## Data to process
····················

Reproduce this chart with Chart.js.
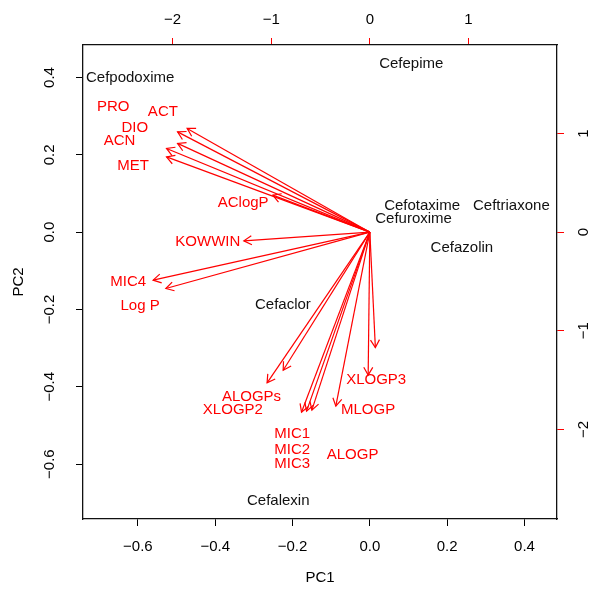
<!DOCTYPE html>
<html>
<head>
<meta charset="utf-8">
<script src="https://cdn.jsdelivr.net/npm/chart.js@4/dist/chart.umd.min.js"></script>
<style>
  html, body { margin: 0; padding: 0; background: #ffffff; }
  #wrap { width: 590px; height: 590px; }
</style>
</head>
<body>
<div id="wrap"><canvas id="biplot" width="590" height="590"></canvas></div>
<script>
// Compound scores on the first two principal components
const compounds = ['Cefpodoxime', 'Cefepime', 'Cefotaxime', 'Ceftriaxone', 'Cefuroxime', 'Cefazolin', 'Cefaclor', 'Cefalexin'];
const pc1 = [-0.620, 0.107, 0.135, 0.366, 0.113, 0.238, -0.225, -0.237];
const pc2 = [0.398, 0.436, 0.068, 0.068, 0.034, -0.040, -0.188, -0.695];

// Variable loadings: arrow ends on the secondary (top / right) axes
const variables = ['ACT', 'PRO', 'DIO', 'ACN', 'MET', 'AClogP', 'KOWWIN', 'MIC4', 'Log P',
                   'XLOGP2', 'ALOGPs', 'MIC1', 'MIC2', 'MIC3', 'MLOGP', 'XLOGP3', 'ALOGP'];
const load1 = [-1.853, -1.950, -1.950, -2.062, -2.062, -0.984, -1.278, -2.198, -2.069,
               -1.042, -0.879, -0.693, -0.642, -0.588, -0.345, -0.017, 0.056];
const load2 = [1.052, 1.017, 0.900, 0.849, 0.764, 0.375, -0.088, -0.487, -0.571,
               -1.528, -1.400, -1.826, -1.815, -1.805, -1.765, -1.450, -1.171];

// Where each variable name is written (secondary axis units)
const nameX = [-2.099, -2.603, -2.383, -2.538, -2.401, -1.285, -1.643, -2.451, -2.330,
               -1.389, -1.200, -0.788, -0.788, -0.788, -0.018, 0.064, -0.175];
const nameY = [1.220, 1.271, 1.058, 0.926, 0.669, 0.297, -0.098, -0.504, -0.747,
               -1.805, -1.670, -2.049, -2.204, -2.353, -1.805, -1.501, -2.262];

// Axis ranges and tick values
const pcLimits = [-0.742, 0.484];
const loadLimits = [-2.909, 1.898];
const pcTicks = [-0.6, -0.4, -0.2, 0.0, 0.2, 0.4];
const loadTicks = [-2, -1, 0, 1];

const FONT = { family: '"Liberation Sans", Arial, Helvetica, sans-serif', size: 15 };
const RED = '#ff0000';
const INK = '#000000';

const fmt = (v, digits) => v.toFixed(digits).replace('-', '\u2212');

// One line dataset per arrow, from the origin to the loading
const arrowSets = variables.map((name, i) => ({
  label: name,
  isArrow: true,
  data: [{ x: 0, y: 0 }, { x: load1[i], y: load2[i] }],
  xAxisID: 'x2', yAxisID: 'y2',
  showLine: true,
  borderColor: RED, borderWidth: 1.2,
  pointRadius: 0, tension: 0
}));

const textLabels = {
  id: 'textLabels',
  afterDatasetsDraw(chart) {
    const ctx = chart.ctx;
    ctx.save();
    ctx.font = FONT.size + 'px ' + FONT.family;
    ctx.textAlign = 'center';
    ctx.textBaseline = 'middle';
    chart.data.datasets.forEach((ds, i) => {
      if (!ds.names) return;
      ctx.fillStyle = ds.textColor;
      chart.getDatasetMeta(i).data.forEach((pt, j) => ctx.fillText(ds.names[j], pt.x, pt.y));
    });
    ctx.restore();
  }
};

const arrowHeads = {
  id: 'arrowHeads',
  afterDatasetsDraw(chart) {
    const ctx = chart.ctx;
    const len = 9, spread = Math.PI / 6;
    ctx.save();
    chart.data.datasets.forEach((ds, i) => {
      if (!ds.isArrow) return;
      const pts = chart.getDatasetMeta(i).data;
      const a = pts[0], b = pts[1];
      const ang = Math.atan2(b.y - a.y, b.x - a.x);
      ctx.strokeStyle = ds.borderColor;
      ctx.lineWidth = ds.borderWidth;
      ctx.beginPath();
      ctx.moveTo(b.x - len * Math.cos(ang - spread), b.y - len * Math.sin(ang - spread));
      ctx.lineTo(b.x, b.y);
      ctx.lineTo(b.x - len * Math.cos(ang + spread), b.y - len * Math.sin(ang + spread));
      ctx.stroke();
    });
    ctx.restore();
  }
};

// Vertical axis tick labels, written parallel to the axis
const sideLabels = {
  id: 'sideLabels',
  afterDraw(chart) {
    const ctx = chart.ctx;
    const area = chart.chartArea;
    ctx.save();
    ctx.font = FONT.size + 'px ' + FONT.family;
    ctx.fillStyle = INK;
    ctx.textAlign = 'center';
    ctx.textBaseline = 'middle';
    const put = (scale, x, digits) => {
      scale.ticks.forEach(t => {
        const y = scale.getPixelForValue(t.value);
        ctx.save();
        ctx.translate(x, y);
        ctx.rotate(-Math.PI / 2);
        ctx.fillText(fmt(t.value, digits), 0, 0);
        ctx.restore();
      });
    };
    put(chart.scales.y, area.left - 33, 1);
    put(chart.scales.y2, area.right + 27, 0);
    ctx.restore();
  }
};

const setTicks = vals => scale => { scale.ticks = vals.map(v => ({ value: v })); };

new Chart(document.getElementById('biplot'), {
  type: 'scatter',
  data: {
    datasets: [
      {
        label: 'compounds',
        names: compounds, textColor: '#111111',
        data: compounds.map((c, i) => ({ x: pc1[i], y: pc2[i] })),
        xAxisID: 'x', yAxisID: 'y',
        pointRadius: 0
      },
      {
        label: 'variables',
        names: variables, textColor: RED,
        data: variables.map((v, i) => ({ x: nameX[i], y: nameY[i] })),
        xAxisID: 'x2', yAxisID: 'y2',
        pointRadius: 0
      },
      ...arrowSets
    ]
  },
  options: {
    responsive: false,
    animation: false,
    devicePixelRatio: 1,
    layout: { padding: 0 },
    plugins: { legend: { display: false }, tooltip: { enabled: false } },
    scales: {
      x: {
        type: 'linear', position: 'bottom',
        min: pcLimits[0], max: pcLimits[1],
        afterBuildTicks: setTicks(pcTicks),
        afterFit: s => { s.height = 71; },
        grid: { drawOnChartArea: false, color: INK, tickLength: 7 },
        border: { display: true, color: '#111111', width: 1.3 },
        ticks: { autoSkip: false, maxRotation: 0, padding: 12, color: INK, font: FONT,
                 callback: v => fmt(v, 1) },
        title: { display: true, text: 'PC1', color: INK, font: FONT, padding: { top: 0, bottom: 3 } }
      },
      y: {
        type: 'linear', position: 'left',
        min: pcLimits[0], max: pcLimits[1],
        afterBuildTicks: setTicks(pcTicks),
        afterFit: s => { s.width = 83; },
        grid: { drawOnChartArea: false, color: INK, tickLength: 7 },
        border: { display: true, color: '#111111', width: 1.3 },
        ticks: { display: false, autoSkip: false },
        title: { display: true, text: 'PC2', color: INK, font: FONT, padding: { top: 10, bottom: 0 } }
      },
      x2: {
        type: 'linear', position: 'top',
        min: loadLimits[0], max: loadLimits[1],
        afterBuildTicks: setTicks(loadTicks),
        afterFit: s => { s.height = 45; },
        grid: { drawOnChartArea: false, color: RED, tickLength: 7 },
        border: { display: true, color: '#111111', width: 1.3 },
        ticks: { autoSkip: false, maxRotation: 0, padding: 9, color: INK, font: FONT,
                 callback: v => fmt(v, 0) }
      },
      y2: {
        type: 'linear', position: 'right',
        min: loadLimits[0], max: loadLimits[1],
        afterBuildTicks: setTicks(loadTicks),
        afterFit: s => { s.width = 33; },
        grid: { drawOnChartArea: false, color: RED, tickLength: 7 },
        border: { display: true, color: '#111111', width: 1.3 },
        ticks: { display: false, autoSkip: false }
      }
    }
  },
  plugins: [arrowHeads, textLabels, sideLabels]
});
</script>
</body>
</html>
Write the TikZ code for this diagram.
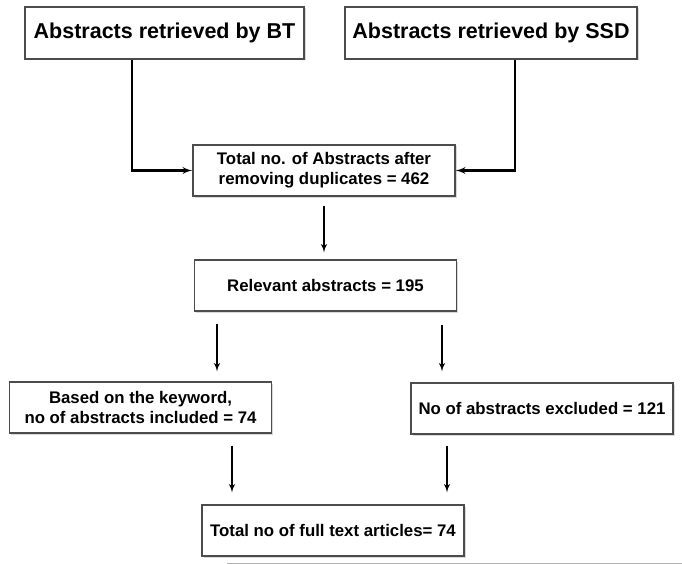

····················

## Your goal
Scan the material above for the word "this". Copy each line where it occurs.

## Task output
Reproduce this chart with Chart.js.
Write the TikZ code for this diagram.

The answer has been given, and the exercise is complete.